Ein Kran hat die Nabe auf die Spitze eines neuen Windrades gehoben.
Bis 2030 muss mehr Ökostromleistung her, als der EEG-Entwurf vorsieht, das steht für die meisten Interessenvertreter außer Zweifel. (Foto: Tromp Willem van Urk/​Shutterstock)

Für großen Optimismus ist die Deutsche Umwelthilfe (DUH) eigentlich nicht bekannt. Nimmt man ihr kürzlich präsentiertes Papier "Neustart für Erneuerbare" als kritischen Maßstab, gehört der Entwurf des EEG 2021 in den Ofen.

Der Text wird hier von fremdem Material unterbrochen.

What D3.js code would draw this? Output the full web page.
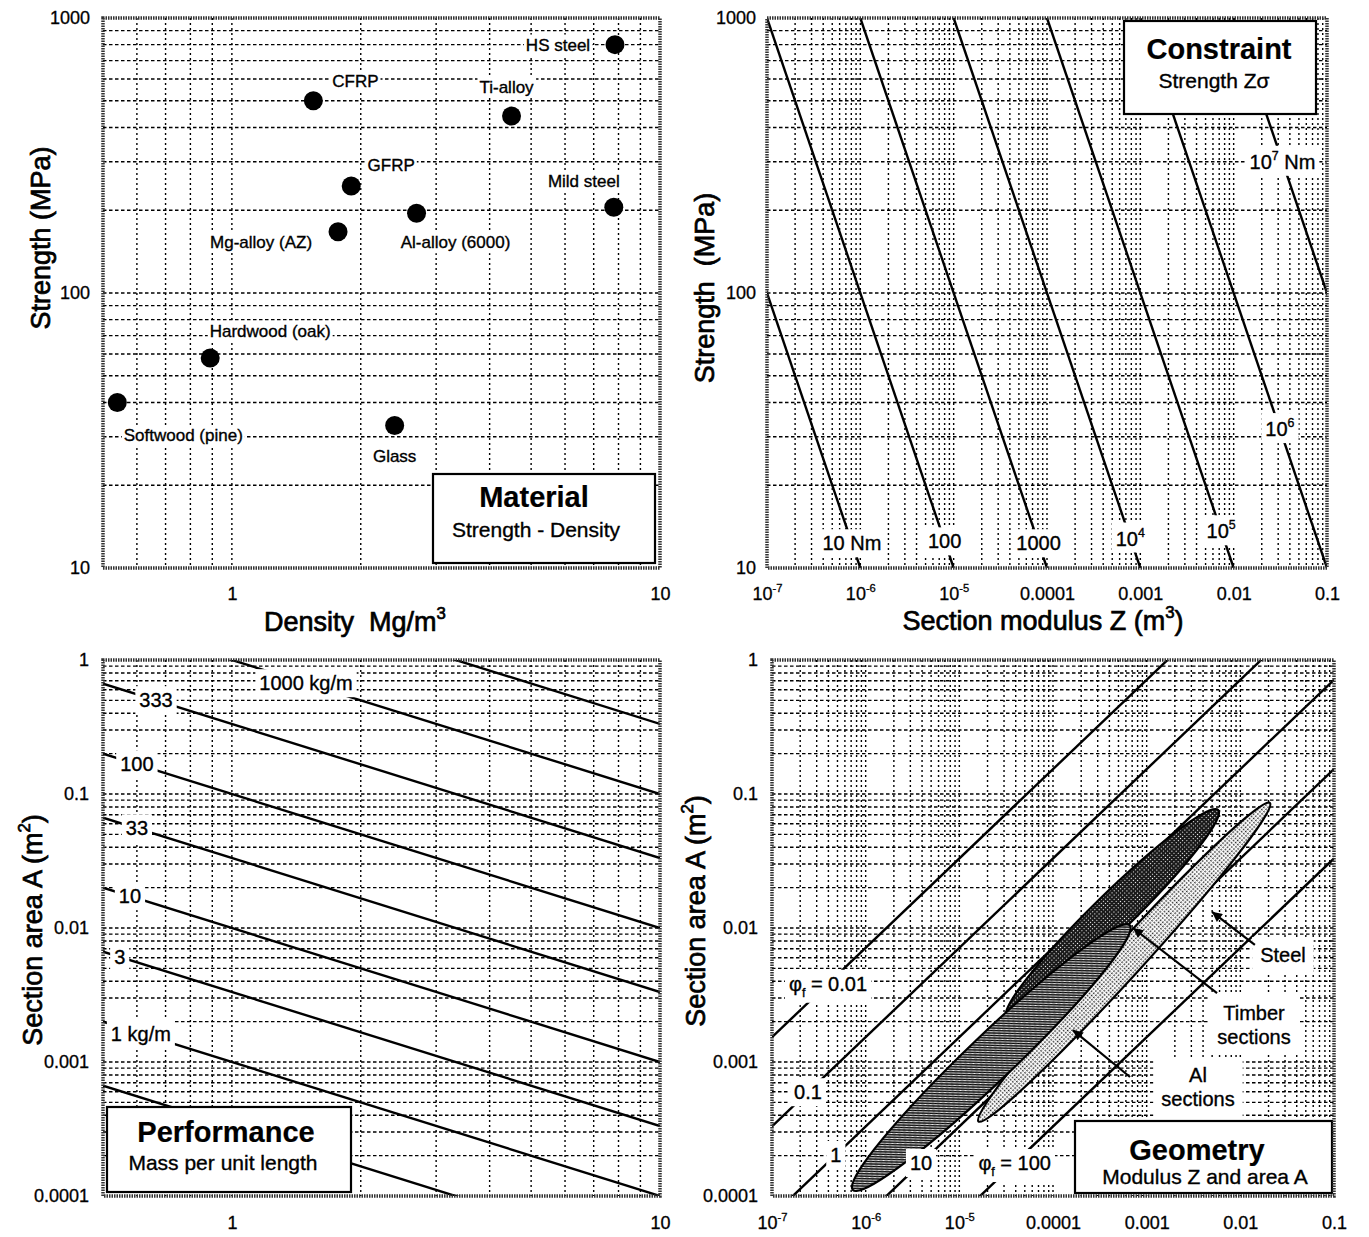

Dennoch will die Umweltorganisation in der heutigen Anhörung zur EEG-Novelle im Bundestag noch eine "entscheidende" Chance erkennen, den "missratenen Gesetzentwurf umfassend nachzubessern", wie sie verkündete.

Dass der Reformbedarf beim Gesetzentwurf groß ist – jedenfalls, wenn es um die Energiewende geht – lässt sich erneut und problemlos an den meisten Stellungnahmen ablesen, die der Wirtschaftsausschuss des Bundestages vorab ins Netz stellte.

Dass bis 2030 mehr Ökostrom hermuss, als die Regierung im EEG-Entwurf plant, steht für die meisten Verbände außer Zweifel. Ganz einig sind sie sich aber nicht.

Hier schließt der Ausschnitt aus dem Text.